* Begin SOURCE DATA *

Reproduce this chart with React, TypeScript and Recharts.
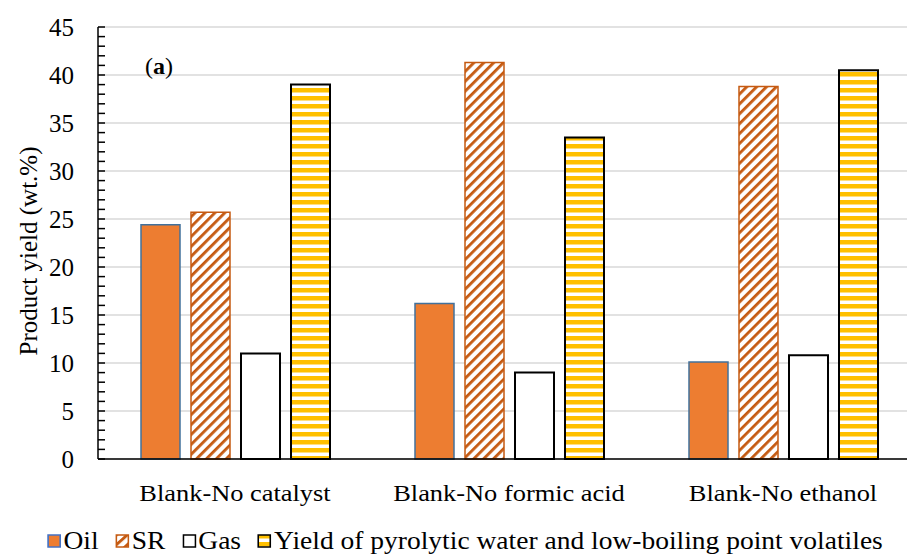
import { Bar, BarChart, CartesianGrid, Legend, XAxis, YAxis } from 'recharts';

const categories = ['Blank-No catalyst', 'Blank-No formic acid', 'Blank-No ethanol'];
const oil = [24.4, 16.2, 10.1];
const sr = [25.7, 41.3, 38.8];
const gas = [11.0, 9.0, 10.8];
const volatiles = [39.0, 33.5, 40.5];
const majorTicks = [0, 5, 10, 15, 20, 25, 30, 35, 40, 45];
const minorTicks = Array.from({ length: 46 }, (_, i) => i);

const data = categories.map((name, i) => ({
  name,
  oil: oil[i],
  sr: sr[i],
  gas: gas[i],
  volatiles: volatiles[i],
}));

const FONT = '"Liberation Serif", "Times New Roman", serif';
// text in this figure is set a little wide
const STRETCH = 1.1;

const legendItems = [
  { label: 'Oil', fill: '#ED7D31', stroke: '#4472C4' },
  { label: 'SR', fill: 'url(#srHatch)', stroke: '#C55A11' },
  { label: 'Gas', fill: '#FFFFFF', stroke: '#000000' },
  { label: 'Yield of pyrolytic water and low-boiling point volatiles', fill: 'url(#volStripes)', stroke: '#000000' },
];

function YTick({ x, y, payload }: any) {
  const axisX = x + 24;
  return (
    <g>
      <line x1={axisX} x2={axisX + 7} y1={y} y2={y} stroke="#000" strokeWidth={1.5} />
      {payload.value % 5 === 0 && (
        <text x={x} y={y} textAnchor="end" dominantBaseline="central" fontSize={25} fontFamily={FONT} fill="#000">
          {payload.value}
        </text>
      )}
    </g>
  );
}

function XTick({ x, y, payload }: any) {
  return (
    <text
      transform={`translate(${x},${y}) scale(${STRETCH},1)`}
      textAnchor="middle"
      dy="0.71em"
      fontSize={24}
      fontFamily={FONT}
      fill="#000"
    >
      {payload.value}
    </text>
  );
}

function YLabel({ viewBox }: any) {
  const cy = viewBox.y + viewBox.height / 2 + 8;
  return (
    <text
      transform={`translate(28,${cy}) rotate(-90)`}
      textAnchor="middle"
      dominantBaseline="central"
      fontSize={25}
      fontFamily={FONT}
      fill="#000"
    >
      Product yield (wt.%)
    </text>
  );
}

function LegendContent() {
  return (
    <div style={{ height: 30, position: 'relative', fontFamily: FONT, fontSize: 25, color: '#000' }}>
      <div
        style={{
          position: 'absolute',
          left: 47,
          top: 0,
          height: 30,
          display: 'flex',
          alignItems: 'center',
          whiteSpace: 'nowrap',
          transform: `scaleX(${STRETCH})`,
          transformOrigin: 'left center',
        }}
      >
        {legendItems.map((item) => (
          <div key={item.label} style={{ display: 'flex', alignItems: 'center', marginRight: 15 }}>
            <svg width={13} height={14} style={{ marginRight: 2 }}>
              <rect x={1} y={1} width={11} height={12} fill={item.fill} stroke={item.stroke} strokeWidth={1.5} />
            </svg>
            <span>{item.label}</span>
          </div>
        ))}
      </div>
    </div>
  );
}

export default function App() {
  return (
    <div style={{ position: 'absolute', left: 0, top: 0, width: 907, height: 556, overflow: 'hidden', background: '#fff' }}>
      <BarChart
        width={940}
        height={556}
        data={data}
        margin={{ top: 27, right: 20, bottom: 0, left: 0 }}
        barCategoryGap={43}
        barGap={11}
      >
        <defs>
          <pattern id="srHatch" patternUnits="userSpaceOnUse" width={7} height={7} patternTransform="rotate(45)">
            <rect width={7} height={7} fill="#fff" />
            <rect width={2.8} height={7} fill="#C55A11" />
          </pattern>
          <pattern id="volStripes" patternUnits="userSpaceOnUse" width={8} height={8}>
            <rect width={8} height={8} fill="#fff" />
            <rect width={8} height={4.5} fill="#FFC000" />
          </pattern>
        </defs>
        <CartesianGrid vertical={false} stroke="#D9D9D9" strokeWidth={1.5} horizontalValues={majorTicks} />
        <XAxis
          dataKey="name"
          height={67}
          tickLine={false}
          tickSize={0}
          tickMargin={25}
          axisLine={{ stroke: '#000', strokeWidth: 1.5 }}
          tick={<XTick />}
        />
        <YAxis
          width={98}
          domain={[0, 45]}
          ticks={minorTicks}
          interval={0}
          tickLine={false}
          tickSize={0}
          tickMargin={24}
          axisLine={{ stroke: '#000', strokeWidth: 1.5 }}
          tick={<YTick />}
          label={{ content: <YLabel /> }}
        />
        <Legend verticalAlign="bottom" height={30} content={<LegendContent />} />
        <Bar dataKey="oil" name="Oil" fill="#ED7D31" stroke="#41719C" strokeWidth={1.5} isAnimationActive={false} />
        <Bar dataKey="sr" name="SR" fill="url(#srHatch)" stroke="#C55A11" strokeWidth={1.5} isAnimationActive={false} />
        <Bar dataKey="gas" name="Gas" fill="#FFFFFF" stroke="#000" strokeWidth={2} isAnimationActive={false} />
        <Bar dataKey="volatiles" name="Yield of pyrolytic water and low-boiling point volatiles" fill="url(#volStripes)" stroke="#000" strokeWidth={2} isAnimationActive={false} />
        <text x={145} y={66} dominantBaseline="central" fontSize={24} fontFamily={FONT} fill="#000">
          (<tspan fontWeight="bold">a</tspan>)
        </text>
      </BarChart>
    </div>
  );
}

* End SOURCE DATA *

§ **OBJECTIVE**:
Go through the data above and transcribe it in full, omitting any image.

§ **RESULT FOR THIS TASK**:
Reproduce this chart with React, TypeScript and Recharts.
import { Bar, BarChart, CartesianGrid, Legend, XAxis, YAxis } from 'recharts';

const categories = ['Blank-No catalyst', 'Blank-No formic acid', 'Blank-No ethanol'];
const oil = [24.4, 16.2, 10.1];
const sr = [25.7, 41.3, 38.8];
const gas = [11.0, 9.0, 10.8];
const volatiles = [39.0, 33.5, 40.5];
const majorTicks = [0, 5, 10, 15, 20, 25, 30, 35, 40, 45];
const minorTicks = Array.from({ length: 46 }, (_, i) => i);

const data = categories.map((name, i) => ({
  name,
  oil: oil[i],
  sr: sr[i],
  gas: gas[i],
  volatiles: volatiles[i],
}));

const FONT = '"Liberation Serif", "Times New Roman", serif';
// text in this figure is set a little wide
const STRETCH = 1.1;

const legendItems = [
  { label: 'Oil', fill: '#ED7D31', stroke: '#4472C4' },
  { label: 'SR', fill: 'url(#srHatch)', stroke: '#C55A11' },
  { label: 'Gas', fill: '#FFFFFF', stroke: '#000000' },
  { label: 'Yield of pyrolytic water and low-boiling point volatiles', fill: 'url(#volStripes)', stroke: '#000000' },
];

function YTick({ x, y, payload }: any) {
  const axisX = x + 24;
  return (
    <g>
      <line x1={axisX} x2={axisX + 7} y1={y} y2={y} stroke="#000" strokeWidth={1.5} />
      {payload.value % 5 === 0 && (
        <text x={x} y={y} textAnchor="end" dominantBaseline="central" fontSize={25} fontFamily={FONT} fill="#000">
          {payload.value}
        </text>
      )}
    </g>
  );
}

function XTick({ x, y, payload }: any) {
  return (
    <text
      transform={`translate(${x},${y}) scale(${STRETCH},1)`}
      textAnchor="middle"
      dy="0.71em"
      fontSize={24}
      fontFamily={FONT}
      fill="#000"
    >
      {payload.value}
    </text>
  );
}

function YLabel({ viewBox }: any) {
  const cy = viewBox.y + viewBox.height / 2 + 8;
  return (
    <text
      transform={`translate(28,${cy}) rotate(-90)`}
      textAnchor="middle"
      dominantBaseline="central"
      fontSize={25}
      fontFamily={FONT}
      fill="#000"
    >
      Product yield (wt.%)
    </text>
  );
}

function LegendContent() {
  return (
    <div style={{ height: 30, position: 'relative', fontFamily: FONT, fontSize: 25, color: '#000' }}>
      <div
        style={{
          position: 'absolute',
          left: 47,
          top: 0,
          height: 30,
          display: 'flex',
          alignItems: 'center',
          whiteSpace: 'nowrap',
          transform: `scaleX(${STRETCH})`,
          transformOrigin: 'left center',
        }}
      >
        {legendItems.map((item) => (
          <div key={item.label} style={{ display: 'flex', alignItems: 'center', marginRight: 15 }}>
            <svg width={13} height={14} style={{ marginRight: 2 }}>
              <rect x={1} y={1} width={11} height={12} fill={item.fill} stroke={item.stroke} strokeWidth={1.5} />
            </svg>
            <span>{item.label}</span>
          </div>
        ))}
      </div>
    </div>
  );
}

export default function App() {
  return (
    <div style={{ position: 'absolute', left: 0, top: 0, width: 907, height: 556, overflow: 'hidden', background: '#fff' }}>
      <BarChart
        width={940}
        height={556}
        data={data}
        margin={{ top: 27, right: 20, bottom: 0, left: 0 }}
        barCategoryGap={43}
        barGap={11}
      >
        <defs>
          <pattern id="srHatch" patternUnits="userSpaceOnUse" width={7} height={7} patternTransform="rotate(45)">
            <rect width={7} height={7} fill="#fff" />
            <rect width={2.8} height={7} fill="#C55A11" />
          </pattern>
          <pattern id="volStripes" patternUnits="userSpaceOnUse" width={8} height={8}>
            <rect width={8} height={8} fill="#fff" />
            <rect width={8} height={4.5} fill="#FFC000" />
          </pattern>
        </defs>
        <CartesianGrid vertical={false} stroke="#D9D9D9" strokeWidth={1.5} horizontalValues={majorTicks} />
        <XAxis
          dataKey="name"
          height={67}
          tickLine={false}
          tickSize={0}
          tickMargin={25}
          axisLine={{ stroke: '#000', strokeWidth: 1.5 }}
          tick={<XTick />}
        />
        <YAxis
          width={98}
          domain={[0, 45]}
          ticks={minorTicks}
          interval={0}
          tickLine={false}
          tickSize={0}
          tickMargin={24}
          axisLine={{ stroke: '#000', strokeWidth: 1.5 }}
          tick={<YTick />}
          label={{ content: <YLabel /> }}
        />
        <Legend verticalAlign="bottom" height={30} content={<LegendContent />} />
        <Bar dataKey="oil" name="Oil" fill="#ED7D31" stroke="#41719C" strokeWidth={1.5} isAnimationActive={false} />
        <Bar dataKey="sr" name="SR" fill="url(#srHatch)" stroke="#C55A11" strokeWidth={1.5} isAnimationActive={false} />
        <Bar dataKey="gas" name="Gas" fill="#FFFFFF" stroke="#000" strokeWidth={2} isAnimationActive={false} />
        <Bar dataKey="volatiles" name="Yield of pyrolytic water and low-boiling point volatiles" fill="url(#volStripes)" stroke="#000" strokeWidth={2} isAnimationActive={false} />
        <text x={145} y={66} dominantBaseline="central" fontSize={24} fontFamily={FONT} fill="#000">
          (<tspan fontWeight="bold">a</tspan>)
        </text>
      </BarChart>
    </div>
  );
}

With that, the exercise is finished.